In just one decade, the Internet will be a “seamless part of how we live our everyday lives,” according to a new report from the Pew Research Internet Project.
Or it could be the means to a “very dystopian world that is also profoundly inegalitarian.”
The possible scenarios were based on the prognostications of thousands of experts on science and the Web, including Joe Touch, director of the University of Southern California’s Information Sciences Institute.
“The Internet will shift from the place we find cat videos to a background capability that will be a seamless part of how we live our everyday lives. We won’t think about ‘going online’ or ‘looking on the Internet’ for something – we’ll just be online, and just look,” he said.
But another perspective comes from John Markoff, senior writer for the Science section of the New York Times.
“What happens the first time you answer the phone and hear from your mother or a close friend, but it’s actually not, and instead, it’s a piece of malware that is designed to social engineer you?” he asked.

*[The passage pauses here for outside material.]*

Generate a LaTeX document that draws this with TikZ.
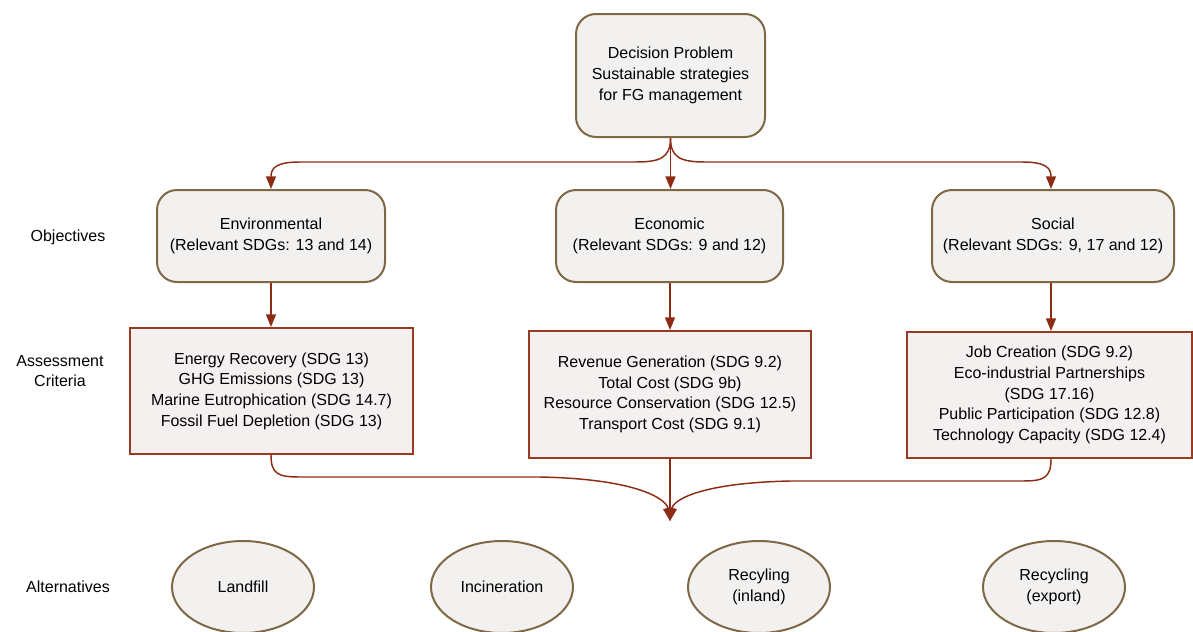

“What kind of a world will we have crossed over into? I basically began as an Internet utopian (think John Perry Barlow), but I have since realized that the technical and social forces that have been unleashed by the microprocessor hold out the potential of a very dystopian world that is also profoundly inegalitarian. I often find myself thinking, ‘Who said it would get better?,’” said Markoff.
The report by Janna Anderson and Lee Rainie was done in conjunction with Elon University’s Imagining the Internet Center. It canvassed hundreds of experts about the future “of such things as privacy, cybersecurity, the ‘Internet of Things’ and net neutrality.”